§ Entries shown:

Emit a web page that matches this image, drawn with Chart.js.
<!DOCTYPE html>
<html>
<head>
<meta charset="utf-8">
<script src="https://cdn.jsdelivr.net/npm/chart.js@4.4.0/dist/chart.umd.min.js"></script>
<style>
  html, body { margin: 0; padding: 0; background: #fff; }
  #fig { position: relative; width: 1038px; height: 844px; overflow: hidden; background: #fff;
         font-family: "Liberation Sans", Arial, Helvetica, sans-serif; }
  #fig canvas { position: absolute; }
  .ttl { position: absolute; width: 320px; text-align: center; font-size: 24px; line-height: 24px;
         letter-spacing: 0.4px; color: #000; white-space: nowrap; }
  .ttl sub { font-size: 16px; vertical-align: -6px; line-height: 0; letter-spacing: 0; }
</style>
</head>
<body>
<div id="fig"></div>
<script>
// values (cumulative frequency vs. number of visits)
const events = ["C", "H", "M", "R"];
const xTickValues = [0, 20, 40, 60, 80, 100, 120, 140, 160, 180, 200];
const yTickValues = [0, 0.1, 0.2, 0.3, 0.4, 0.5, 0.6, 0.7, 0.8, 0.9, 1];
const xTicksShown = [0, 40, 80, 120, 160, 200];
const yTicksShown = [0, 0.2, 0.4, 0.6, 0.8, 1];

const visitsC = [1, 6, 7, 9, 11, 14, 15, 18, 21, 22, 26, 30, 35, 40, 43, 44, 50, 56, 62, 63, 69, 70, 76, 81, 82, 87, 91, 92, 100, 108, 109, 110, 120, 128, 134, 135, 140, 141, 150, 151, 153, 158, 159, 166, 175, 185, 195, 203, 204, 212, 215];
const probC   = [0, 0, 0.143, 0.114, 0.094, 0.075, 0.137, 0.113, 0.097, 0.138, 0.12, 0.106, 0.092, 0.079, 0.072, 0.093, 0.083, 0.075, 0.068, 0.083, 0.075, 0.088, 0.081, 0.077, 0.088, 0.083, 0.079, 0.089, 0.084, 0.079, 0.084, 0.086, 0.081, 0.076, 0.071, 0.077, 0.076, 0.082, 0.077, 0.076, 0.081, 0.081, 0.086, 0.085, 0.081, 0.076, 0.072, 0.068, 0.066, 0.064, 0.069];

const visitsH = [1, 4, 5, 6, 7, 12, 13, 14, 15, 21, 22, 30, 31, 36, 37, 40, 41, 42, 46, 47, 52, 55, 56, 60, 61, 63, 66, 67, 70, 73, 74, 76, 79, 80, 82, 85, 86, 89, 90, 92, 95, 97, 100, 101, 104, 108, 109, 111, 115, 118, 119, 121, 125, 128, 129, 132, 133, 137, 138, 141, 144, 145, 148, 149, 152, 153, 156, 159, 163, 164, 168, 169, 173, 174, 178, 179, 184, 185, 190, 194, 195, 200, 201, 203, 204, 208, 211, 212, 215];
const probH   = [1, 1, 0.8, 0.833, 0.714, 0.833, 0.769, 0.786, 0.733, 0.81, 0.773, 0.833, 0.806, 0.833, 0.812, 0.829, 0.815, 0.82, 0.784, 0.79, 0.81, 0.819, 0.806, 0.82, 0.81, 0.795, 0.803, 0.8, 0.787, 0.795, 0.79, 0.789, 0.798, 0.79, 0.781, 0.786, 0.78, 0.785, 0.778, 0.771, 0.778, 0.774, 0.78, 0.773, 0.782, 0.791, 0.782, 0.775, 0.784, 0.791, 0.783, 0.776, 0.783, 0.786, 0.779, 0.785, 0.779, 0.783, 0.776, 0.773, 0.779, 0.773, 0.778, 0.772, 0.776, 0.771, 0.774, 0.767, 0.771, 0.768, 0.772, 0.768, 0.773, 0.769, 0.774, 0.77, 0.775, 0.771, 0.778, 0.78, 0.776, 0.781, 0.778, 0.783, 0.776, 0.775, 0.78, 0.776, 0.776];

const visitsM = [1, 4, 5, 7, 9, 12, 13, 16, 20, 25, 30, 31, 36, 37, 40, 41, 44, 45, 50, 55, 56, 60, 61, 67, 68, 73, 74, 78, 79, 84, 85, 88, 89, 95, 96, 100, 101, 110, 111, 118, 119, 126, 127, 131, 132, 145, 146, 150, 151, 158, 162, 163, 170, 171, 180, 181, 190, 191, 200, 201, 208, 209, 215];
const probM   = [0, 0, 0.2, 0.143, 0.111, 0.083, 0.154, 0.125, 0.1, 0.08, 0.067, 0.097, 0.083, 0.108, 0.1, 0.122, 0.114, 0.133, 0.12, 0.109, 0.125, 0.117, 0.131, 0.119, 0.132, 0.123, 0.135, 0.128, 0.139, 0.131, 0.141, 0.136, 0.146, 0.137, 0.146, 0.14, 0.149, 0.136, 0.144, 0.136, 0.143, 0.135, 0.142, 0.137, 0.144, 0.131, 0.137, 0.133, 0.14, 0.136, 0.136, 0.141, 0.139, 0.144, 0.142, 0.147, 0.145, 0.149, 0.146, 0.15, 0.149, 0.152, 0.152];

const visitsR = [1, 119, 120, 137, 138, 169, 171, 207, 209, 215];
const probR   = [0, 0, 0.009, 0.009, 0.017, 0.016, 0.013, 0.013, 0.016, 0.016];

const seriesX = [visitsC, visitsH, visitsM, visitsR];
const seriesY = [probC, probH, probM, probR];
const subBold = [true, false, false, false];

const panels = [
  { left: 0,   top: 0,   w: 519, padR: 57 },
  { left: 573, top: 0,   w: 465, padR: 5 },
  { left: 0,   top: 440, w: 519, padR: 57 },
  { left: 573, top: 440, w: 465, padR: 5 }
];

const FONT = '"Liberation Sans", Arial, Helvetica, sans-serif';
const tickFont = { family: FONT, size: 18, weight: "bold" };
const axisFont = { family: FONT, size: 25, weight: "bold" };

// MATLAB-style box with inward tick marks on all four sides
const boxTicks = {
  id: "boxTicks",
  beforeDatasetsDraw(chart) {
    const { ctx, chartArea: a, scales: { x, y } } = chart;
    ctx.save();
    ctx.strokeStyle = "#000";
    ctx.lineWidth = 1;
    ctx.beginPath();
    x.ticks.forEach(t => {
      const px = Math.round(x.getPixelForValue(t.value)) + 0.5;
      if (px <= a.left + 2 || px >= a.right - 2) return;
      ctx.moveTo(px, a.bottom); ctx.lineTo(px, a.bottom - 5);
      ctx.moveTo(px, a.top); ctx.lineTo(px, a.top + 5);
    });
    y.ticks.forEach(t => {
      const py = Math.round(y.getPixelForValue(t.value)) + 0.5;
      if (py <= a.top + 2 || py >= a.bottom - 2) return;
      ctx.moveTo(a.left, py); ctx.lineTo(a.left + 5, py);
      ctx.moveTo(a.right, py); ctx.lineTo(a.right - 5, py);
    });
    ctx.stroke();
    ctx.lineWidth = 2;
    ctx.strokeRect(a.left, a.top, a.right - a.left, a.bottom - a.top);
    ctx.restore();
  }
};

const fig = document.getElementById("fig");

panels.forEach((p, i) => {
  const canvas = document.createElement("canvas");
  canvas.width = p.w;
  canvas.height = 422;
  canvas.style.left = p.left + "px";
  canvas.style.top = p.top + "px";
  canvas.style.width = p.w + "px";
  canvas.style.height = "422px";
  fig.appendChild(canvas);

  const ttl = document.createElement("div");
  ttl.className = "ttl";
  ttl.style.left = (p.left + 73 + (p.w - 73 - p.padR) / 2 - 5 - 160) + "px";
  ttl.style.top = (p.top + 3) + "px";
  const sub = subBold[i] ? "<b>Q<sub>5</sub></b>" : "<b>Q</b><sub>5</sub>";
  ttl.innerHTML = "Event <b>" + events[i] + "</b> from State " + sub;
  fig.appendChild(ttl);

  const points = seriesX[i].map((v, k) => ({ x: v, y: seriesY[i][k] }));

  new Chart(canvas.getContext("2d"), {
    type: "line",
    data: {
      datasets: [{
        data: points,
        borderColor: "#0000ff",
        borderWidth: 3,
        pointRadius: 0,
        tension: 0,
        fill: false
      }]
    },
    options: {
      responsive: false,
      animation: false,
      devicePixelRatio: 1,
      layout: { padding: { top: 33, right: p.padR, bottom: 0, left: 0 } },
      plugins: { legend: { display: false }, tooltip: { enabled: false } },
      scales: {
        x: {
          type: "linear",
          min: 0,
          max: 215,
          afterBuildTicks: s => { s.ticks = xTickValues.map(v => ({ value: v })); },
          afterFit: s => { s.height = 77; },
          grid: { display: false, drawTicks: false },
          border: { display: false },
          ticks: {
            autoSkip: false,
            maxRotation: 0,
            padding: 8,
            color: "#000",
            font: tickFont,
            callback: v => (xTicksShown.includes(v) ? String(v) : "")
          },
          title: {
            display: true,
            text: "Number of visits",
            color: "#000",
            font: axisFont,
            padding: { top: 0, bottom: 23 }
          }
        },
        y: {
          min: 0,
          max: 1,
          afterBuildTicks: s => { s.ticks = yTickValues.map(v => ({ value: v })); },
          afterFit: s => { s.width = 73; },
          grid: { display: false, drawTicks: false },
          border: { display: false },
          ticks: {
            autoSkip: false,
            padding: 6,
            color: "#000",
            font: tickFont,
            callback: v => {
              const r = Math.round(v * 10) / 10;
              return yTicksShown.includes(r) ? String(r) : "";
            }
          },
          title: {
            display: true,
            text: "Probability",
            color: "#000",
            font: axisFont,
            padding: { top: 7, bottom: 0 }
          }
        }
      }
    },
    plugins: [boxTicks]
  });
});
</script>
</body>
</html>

---

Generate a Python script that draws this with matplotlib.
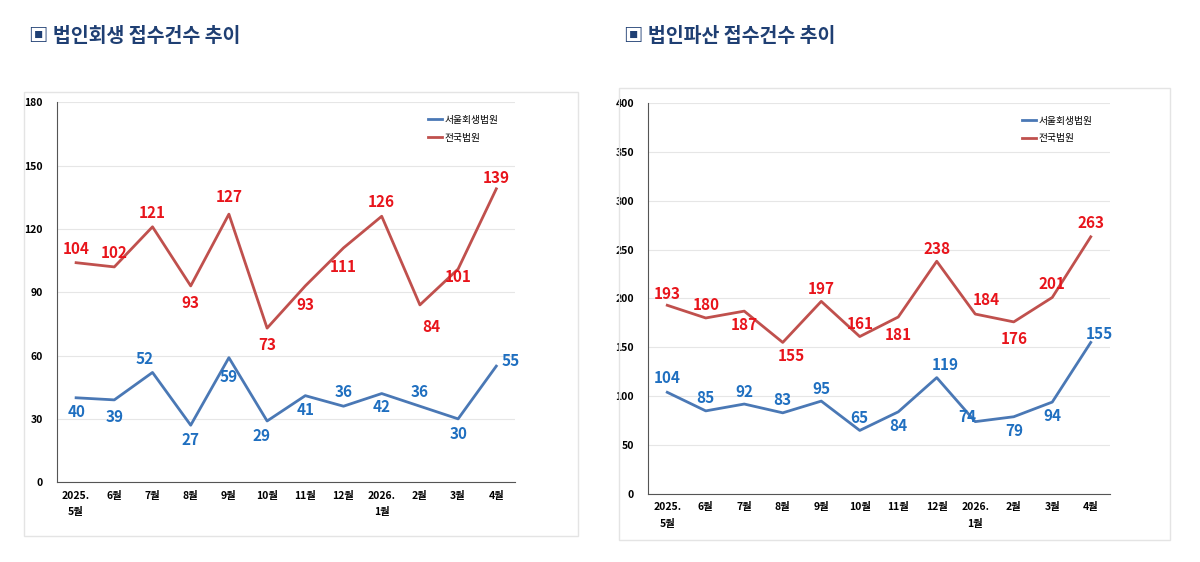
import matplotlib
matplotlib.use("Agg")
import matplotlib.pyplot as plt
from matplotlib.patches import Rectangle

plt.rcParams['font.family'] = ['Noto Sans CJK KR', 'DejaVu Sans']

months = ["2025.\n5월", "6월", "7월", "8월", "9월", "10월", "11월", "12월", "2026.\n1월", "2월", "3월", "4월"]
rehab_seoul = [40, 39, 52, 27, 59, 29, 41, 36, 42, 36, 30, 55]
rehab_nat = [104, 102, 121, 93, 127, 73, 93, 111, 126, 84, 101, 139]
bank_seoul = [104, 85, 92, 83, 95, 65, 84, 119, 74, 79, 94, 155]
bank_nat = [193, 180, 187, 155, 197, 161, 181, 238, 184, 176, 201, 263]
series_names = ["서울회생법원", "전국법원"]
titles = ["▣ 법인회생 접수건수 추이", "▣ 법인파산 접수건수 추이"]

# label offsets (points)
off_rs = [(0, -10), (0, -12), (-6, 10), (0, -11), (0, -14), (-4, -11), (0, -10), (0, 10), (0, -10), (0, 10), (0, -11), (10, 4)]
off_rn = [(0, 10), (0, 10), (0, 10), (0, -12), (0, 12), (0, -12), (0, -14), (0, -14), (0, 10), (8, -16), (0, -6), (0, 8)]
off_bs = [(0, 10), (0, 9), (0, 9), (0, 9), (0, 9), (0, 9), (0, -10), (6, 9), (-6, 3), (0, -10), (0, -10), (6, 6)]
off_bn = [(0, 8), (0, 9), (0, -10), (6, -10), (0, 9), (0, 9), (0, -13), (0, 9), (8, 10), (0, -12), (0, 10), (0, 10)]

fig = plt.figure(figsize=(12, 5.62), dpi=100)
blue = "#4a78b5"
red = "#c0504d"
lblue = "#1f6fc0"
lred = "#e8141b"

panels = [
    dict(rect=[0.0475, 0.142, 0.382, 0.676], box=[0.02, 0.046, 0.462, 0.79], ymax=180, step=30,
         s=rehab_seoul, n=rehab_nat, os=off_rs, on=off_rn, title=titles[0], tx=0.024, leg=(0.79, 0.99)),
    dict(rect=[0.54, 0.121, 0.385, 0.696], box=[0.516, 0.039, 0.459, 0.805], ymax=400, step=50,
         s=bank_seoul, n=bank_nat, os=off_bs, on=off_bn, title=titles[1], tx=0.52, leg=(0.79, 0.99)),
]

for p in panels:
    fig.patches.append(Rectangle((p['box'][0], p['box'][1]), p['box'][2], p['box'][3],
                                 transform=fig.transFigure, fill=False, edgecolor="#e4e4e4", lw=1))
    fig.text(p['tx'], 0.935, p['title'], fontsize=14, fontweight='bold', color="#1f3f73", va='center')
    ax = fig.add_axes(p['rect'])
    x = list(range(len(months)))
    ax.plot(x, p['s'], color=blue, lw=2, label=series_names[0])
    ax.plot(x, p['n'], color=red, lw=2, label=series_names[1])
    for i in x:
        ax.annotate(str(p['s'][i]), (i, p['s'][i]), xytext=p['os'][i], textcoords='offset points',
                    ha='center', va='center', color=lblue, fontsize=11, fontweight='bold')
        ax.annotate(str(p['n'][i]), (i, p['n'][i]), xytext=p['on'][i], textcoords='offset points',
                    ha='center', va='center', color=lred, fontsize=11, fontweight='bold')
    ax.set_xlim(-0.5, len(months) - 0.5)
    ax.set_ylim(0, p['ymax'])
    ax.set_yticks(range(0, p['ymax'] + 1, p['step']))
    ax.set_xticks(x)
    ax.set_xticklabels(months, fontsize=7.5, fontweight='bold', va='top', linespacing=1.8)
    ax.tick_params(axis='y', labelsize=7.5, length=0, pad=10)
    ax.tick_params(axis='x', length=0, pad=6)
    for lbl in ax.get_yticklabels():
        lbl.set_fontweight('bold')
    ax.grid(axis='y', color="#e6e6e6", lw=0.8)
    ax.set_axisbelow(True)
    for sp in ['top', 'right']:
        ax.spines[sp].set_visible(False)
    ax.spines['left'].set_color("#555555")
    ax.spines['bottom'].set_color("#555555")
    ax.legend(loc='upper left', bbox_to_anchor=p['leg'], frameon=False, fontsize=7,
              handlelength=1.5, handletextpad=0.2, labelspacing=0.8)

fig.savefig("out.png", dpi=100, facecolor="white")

§ Task description: Your job is to reproduce the lines from the one with "Generate a Python" through the one with "plt.rcParams['font.family'] = ['Noto", both kept, exactly as they are. Leave out the pictures.

§ Answer to this task:
Generate a Python script that draws this with matplotlib.
import matplotlib
matplotlib.use("Agg")
import matplotlib.pyplot as plt
from matplotlib.patches import Rectangle

plt.rcParams['font.family'] = ['Noto Sans CJK KR', 'DejaVu Sans']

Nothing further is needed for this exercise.